-- BEGIN DATA PROVIDED --
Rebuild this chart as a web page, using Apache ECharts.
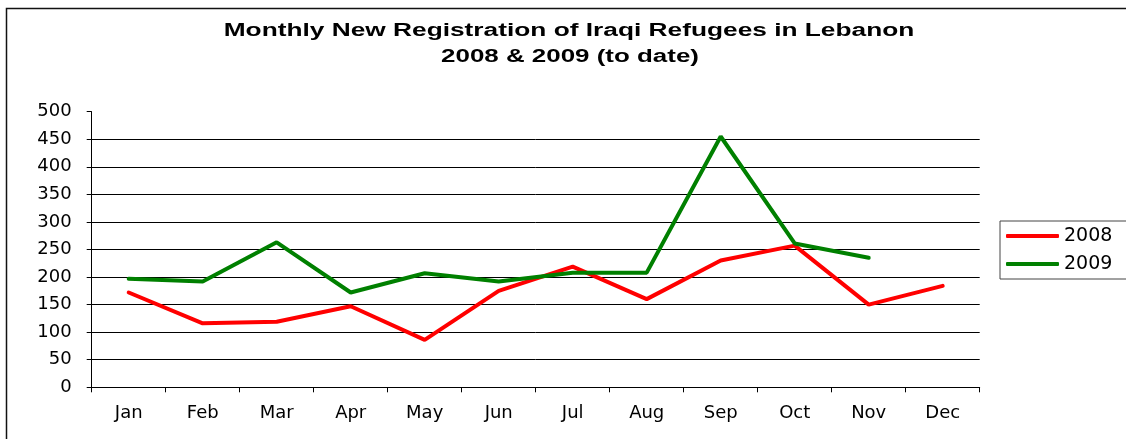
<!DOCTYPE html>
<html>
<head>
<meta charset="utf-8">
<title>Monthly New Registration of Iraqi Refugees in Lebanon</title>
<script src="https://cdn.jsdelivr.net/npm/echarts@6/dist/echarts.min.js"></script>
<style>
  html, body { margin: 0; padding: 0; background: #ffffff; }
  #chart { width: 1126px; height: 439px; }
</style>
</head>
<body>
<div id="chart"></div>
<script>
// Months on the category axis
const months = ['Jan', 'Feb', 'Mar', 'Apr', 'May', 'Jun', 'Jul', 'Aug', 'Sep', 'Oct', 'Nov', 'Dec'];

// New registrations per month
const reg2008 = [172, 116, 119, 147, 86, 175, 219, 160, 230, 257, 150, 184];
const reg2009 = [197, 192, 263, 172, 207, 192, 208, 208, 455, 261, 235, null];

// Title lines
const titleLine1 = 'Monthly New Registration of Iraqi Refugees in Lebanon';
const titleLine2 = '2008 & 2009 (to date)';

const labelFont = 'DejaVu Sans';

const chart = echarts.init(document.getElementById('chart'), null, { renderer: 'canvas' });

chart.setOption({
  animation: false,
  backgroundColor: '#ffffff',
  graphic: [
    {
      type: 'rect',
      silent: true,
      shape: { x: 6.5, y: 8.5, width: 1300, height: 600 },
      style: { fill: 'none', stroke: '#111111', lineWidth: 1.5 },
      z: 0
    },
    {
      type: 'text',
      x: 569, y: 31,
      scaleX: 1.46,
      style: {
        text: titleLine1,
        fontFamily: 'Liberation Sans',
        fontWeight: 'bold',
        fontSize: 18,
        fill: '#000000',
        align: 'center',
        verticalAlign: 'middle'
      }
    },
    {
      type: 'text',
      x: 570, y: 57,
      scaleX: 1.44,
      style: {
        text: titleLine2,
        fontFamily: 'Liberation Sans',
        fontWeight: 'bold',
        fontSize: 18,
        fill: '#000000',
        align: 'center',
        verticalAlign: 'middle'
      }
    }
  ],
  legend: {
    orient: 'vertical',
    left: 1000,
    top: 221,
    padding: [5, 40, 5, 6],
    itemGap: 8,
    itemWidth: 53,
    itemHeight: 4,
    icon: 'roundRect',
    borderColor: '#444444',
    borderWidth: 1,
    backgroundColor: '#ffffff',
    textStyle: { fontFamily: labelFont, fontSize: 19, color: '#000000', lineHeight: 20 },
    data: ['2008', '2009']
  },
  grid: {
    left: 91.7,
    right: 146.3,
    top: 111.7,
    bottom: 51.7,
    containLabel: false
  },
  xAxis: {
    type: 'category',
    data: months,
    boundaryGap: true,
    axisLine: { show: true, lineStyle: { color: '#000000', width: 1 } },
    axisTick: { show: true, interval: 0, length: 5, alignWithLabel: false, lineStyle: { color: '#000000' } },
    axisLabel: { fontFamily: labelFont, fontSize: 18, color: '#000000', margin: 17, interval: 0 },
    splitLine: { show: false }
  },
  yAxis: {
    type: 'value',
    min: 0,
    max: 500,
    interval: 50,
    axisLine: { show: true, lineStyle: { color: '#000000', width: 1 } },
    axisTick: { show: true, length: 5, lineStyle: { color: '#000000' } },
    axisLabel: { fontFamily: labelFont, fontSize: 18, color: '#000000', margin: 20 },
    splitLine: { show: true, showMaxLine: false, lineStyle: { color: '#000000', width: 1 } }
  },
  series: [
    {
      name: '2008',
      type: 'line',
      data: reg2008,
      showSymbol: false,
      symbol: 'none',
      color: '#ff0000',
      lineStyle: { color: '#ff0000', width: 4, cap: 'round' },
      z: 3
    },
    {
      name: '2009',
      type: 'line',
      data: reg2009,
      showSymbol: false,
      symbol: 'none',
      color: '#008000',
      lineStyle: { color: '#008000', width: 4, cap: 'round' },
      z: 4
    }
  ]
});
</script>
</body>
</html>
-- END DATA PROVIDED --
**STATED EXERCISE**
Reproduce the full material exactly, excluding the pictures.

**FULL RESPONSE**
Rebuild this chart as a web page, using Apache ECharts.
<!DOCTYPE html>
<html>
<head>
<meta charset="utf-8">
<title>Monthly New Registration of Iraqi Refugees in Lebanon</title>
<script src="https://cdn.jsdelivr.net/npm/echarts@6/dist/echarts.min.js"></script>
<style>
  html, body { margin: 0; padding: 0; background: #ffffff; }
  #chart { width: 1126px; height: 439px; }
</style>
</head>
<body>
<div id="chart"></div>
<script>
// Months on the category axis
const months = ['Jan', 'Feb', 'Mar', 'Apr', 'May', 'Jun', 'Jul', 'Aug', 'Sep', 'Oct', 'Nov', 'Dec'];

// New registrations per month
const reg2008 = [172, 116, 119, 147, 86, 175, 219, 160, 230, 257, 150, 184];
const reg2009 = [197, 192, 263, 172, 207, 192, 208, 208, 455, 261, 235, null];

// Title lines
const titleLine1 = 'Monthly New Registration of Iraqi Refugees in Lebanon';
const titleLine2 = '2008 & 2009 (to date)';

const labelFont = 'DejaVu Sans';

const chart = echarts.init(document.getElementById('chart'), null, { renderer: 'canvas' });

chart.setOption({
  animation: false,
  backgroundColor: '#ffffff',
  graphic: [
    {
      type: 'rect',
      silent: true,
      shape: { x: 6.5, y: 8.5, width: 1300, height: 600 },
      style: { fill: 'none', stroke: '#111111', lineWidth: 1.5 },
      z: 0
    },
    {
      type: 'text',
      x: 569, y: 31,
      scaleX: 1.46,
      style: {
        text: titleLine1,
        fontFamily: 'Liberation Sans',
        fontWeight: 'bold',
        fontSize: 18,
        fill: '#000000',
        align: 'center',
        verticalAlign: 'middle'
      }
    },
    {
      type: 'text',
      x: 570, y: 57,
      scaleX: 1.44,
      style: {
        text: titleLine2,
        fontFamily: 'Liberation Sans',
        fontWeight: 'bold',
        fontSize: 18,
        fill: '#000000',
        align: 'center',
        verticalAlign: 'middle'
      }
    }
  ],
  legend: {
    orient: 'vertical',
    left: 1000,
    top: 221,
    padding: [5, 40, 5, 6],
    itemGap: 8,
    itemWidth: 53,
    itemHeight: 4,
    icon: 'roundRect',
    borderColor: '#444444',
    borderWidth: 1,
    backgroundColor: '#ffffff',
    textStyle: { fontFamily: labelFont, fontSize: 19, color: '#000000', lineHeight: 20 },
    data: ['2008', '2009']
  },
  grid: {
    left: 91.7,
    right: 146.3,
    top: 111.7,
    bottom: 51.7,
    containLabel: false
  },
  xAxis: {
    type: 'category',
    data: months,
    boundaryGap: true,
    axisLine: { show: true, lineStyle: { color: '#000000', width: 1 } },
    axisTick: { show: true, interval: 0, length: 5, alignWithLabel: false, lineStyle: { color: '#000000' } },
    axisLabel: { fontFamily: labelFont, fontSize: 18, color: '#000000', margin: 17, interval: 0 },
    splitLine: { show: false }
  },
  yAxis: {
    type: 'value',
    min: 0,
    max: 500,
    interval: 50,
    axisLine: { show: true, lineStyle: { color: '#000000', width: 1 } },
    axisTick: { show: true, length: 5, lineStyle: { color: '#000000' } },
    axisLabel: { fontFamily: labelFont, fontSize: 18, color: '#000000', margin: 20 },
    splitLine: { show: true, showMaxLine: false, lineStyle: { color: '#000000', width: 1 } }
  },
  series: [
    {
      name: '2008',
      type: 'line',
      data: reg2008,
      showSymbol: false,
      symbol: 'none',
      color: '#ff0000',
      lineStyle: { color: '#ff0000', width: 4, cap: 'round' },
      z: 3
    },
    {
      name: '2009',
      type: 'line',
      data: reg2009,
      showSymbol: false,
      symbol: 'none',
      color: '#008000',
      lineStyle: { color: '#008000', width: 4, cap: 'round' },
      z: 4
    }
  ]
});
</script>
</body>
</html>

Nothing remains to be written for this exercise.